Starting at the top of the listing, extract every line up to and including the one with "multi_hi = [0.285, 0.224, 0.229, 0.279, 0.355, 0.403, 0.534]". Pictures stay out of the copy.
+--
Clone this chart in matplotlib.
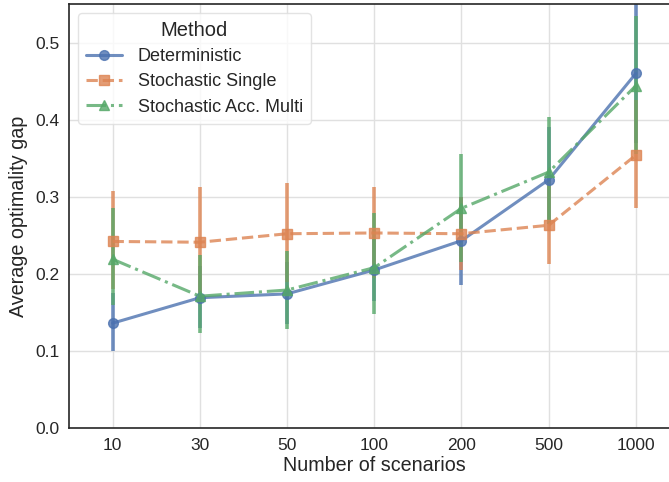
import numpy as np
import matplotlib
matplotlib.use("Agg")
import matplotlib.pyplot as plt
import seaborn as sns

scenarios = ["10", "30", "50", "100", "200", "500", "1000"]
methods = ["Deterministic", "Stochastic Single", "Stochastic Acc. Multi"]

det_mean = [0.136, 0.169, 0.174, 0.205, 0.243, 0.322, 0.460]
det_lo = [0.100, 0.130, 0.135, 0.165, 0.185, 0.265, 0.370]
det_hi = [0.175, 0.210, 0.215, 0.245, 0.300, 0.390, 0.570]

single_mean = [0.242, 0.241, 0.252, 0.253, 0.252, 0.263, 0.354]
single_lo = [0.180, 0.175, 0.190, 0.195, 0.205, 0.213, 0.285]
single_hi = [0.308, 0.312, 0.318, 0.313, 0.300, 0.320, 0.425]

multi_mean = [0.219, 0.171, 0.179, 0.208, 0.285, 0.332, 0.444]
multi_lo = [0.159, 0.123, 0.129, 0.148, 0.215, 0.265, 0.356]
multi_hi = [0.285, 0.224, 0.229, 0.279, 0.355, 0.403, 0.534]

sns.set_theme(style="whitegrid")
plt.rcParams["font.family"] = ["Liberation Sans", "DejaVu Sans"]

pal = sns.color_palette("deep")
styles = [
    (det_mean, det_lo, det_hi, pal[0], "o", "-", 7),
    (single_mean, single_lo, single_hi, pal[1], "s", (0, (3.7, 1.6)), 7),
    (multi_mean, multi_lo, multi_hi, pal[2], "^", (0, (6.4, 1.6, 1, 1.6)), 7.5),
]

fig = plt.figure(figsize=(6.69, 4.82), dpi=100)
ax = fig.add_axes([0.1031, 0.112, 0.9126, 0.8797])
x = np.arange(len(scenarios))

for name, (m, lo, hi, col, mk, ls, ms) in zip(methods, styles):
    ax.vlines(x, lo, hi, color=col, lw=2.6, alpha=0.8, zorder=2)
    ax.plot(x, m, color=col, marker=mk, ls=ls, lw=2.2, ms=ms, alpha=0.8,
            label=name, zorder=3)

ax.set_xticks(x)
ax.set_xticklabels(scenarios)
ax.set_xlim(-0.5, 6.5)
ax.set_ylim(0, 0.55)
ax.set_yticks([0.0, 0.1, 0.2, 0.3, 0.4, 0.5])
ax.tick_params(labelsize=12.5, colors="#262626", length=0)
ax.tick_params(axis="y", pad=7)
ax.tick_params(axis="x", pad=7)
ax.set_xlabel("Number of scenarios", fontsize=14.2, color="#262626", labelpad=2)
ax.set_ylabel("Average optimality gap", fontsize=14.2, color="#262626", labelpad=5)
ax.grid(True, color="#e0e0e0", lw=1)
for side in ["left", "bottom", "top"]:
    ax.spines[side].set_color("#262626")
    ax.spines[side].set_linewidth(1.2)

leg = ax.legend(title="Method", loc="upper left", fontsize=13, title_fontsize=14.5,
                handlelength=2.0, borderpad=0.45, labelspacing=0.45,
                handletextpad=0.85)
leg.get_frame().set_edgecolor("#dddddd")

fig.savefig("out.png", dpi=100)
+--
**Solution for this problem**
Clone this chart in matplotlib.
import numpy as np
import matplotlib
matplotlib.use("Agg")
import matplotlib.pyplot as plt
import seaborn as sns

scenarios = ["10", "30", "50", "100", "200", "500", "1000"]
methods = ["Deterministic", "Stochastic Single", "Stochastic Acc. Multi"]

det_mean = [0.136, 0.169, 0.174, 0.205, 0.243, 0.322, 0.460]
det_lo = [0.100, 0.130, 0.135, 0.165, 0.185, 0.265, 0.370]
det_hi = [0.175, 0.210, 0.215, 0.245, 0.300, 0.390, 0.570]

single_mean = [0.242, 0.241, 0.252, 0.253, 0.252, 0.263, 0.354]
single_lo = [0.180, 0.175, 0.190, 0.195, 0.205, 0.213, 0.285]
single_hi = [0.308, 0.312, 0.318, 0.313, 0.300, 0.320, 0.425]

multi_mean = [0.219, 0.171, 0.179, 0.208, 0.285, 0.332, 0.444]
multi_lo = [0.159, 0.123, 0.129, 0.148, 0.215, 0.265, 0.356]
multi_hi = [0.285, 0.224, 0.229, 0.279, 0.355, 0.403, 0.534]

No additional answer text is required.